Ron est toujours aussi impassible. Parfois il esquisse un demi-sourire pendant quelques secondes. Il se lève quand même pour rejoindre son frère afin de poser une voix de slammer sur « Shopping Mall of Love », avant de retourner derrière ses claviers. Mais c’est l’euphorie dans l’auditoire lorsqu’il se redresse une nouvelle fois, jette son manteau noir sur ses claviers et exécute une danse d’automate désarticulé pendant « The Number One Song In Heaven », avant de revenir, derechef, tranquillement derrière ses ivoires. « All That » est une compo qui vous flanque des frissons partout. En 20 titres, Sparks a puisé au sein de 14 de ses albums. Ce qui a démontré son extrême polyvalence, passant du glam rock à la dance pop en transitant par la musique électronique et l‘électro/pop contemporaine, tout en y ajoutant une attitude théâtrale. Un groupe intemporel ! Parfois, le backing group s’efface afin de laisser la fratrie donner toute la mesure de son talent… Russel remercie alors Bruxelles, là où les frères Mael ont enregistré deux elpees. Un vrai régal ! Impérial ! Du grand art !

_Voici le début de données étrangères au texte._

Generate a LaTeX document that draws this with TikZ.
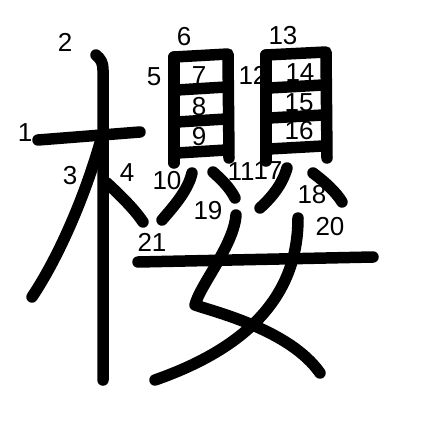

Setlist : « So May We Start », « The Girl Is Crying In Her Latte », « Angst In My Pants », « Beaver O'Lindy », « When I'm With You », « Nothing Is As Good as They Say It Is », « It Doesn't Have To Be That Way », « Balls », « Shopping Mall of Love », « The Toughest Girl in Town », « Escalator », « We Go Dancing », « Bon Voyage », « Music That You Can Dance To », « When Do I Get To Sing My Way », « The Number One Song In Heaven », « This Town Ain't Big Enough For Both Of Us », « Gee, That Was Fun ».
Rappel : « My Baby's Taking Me Home », « All That ».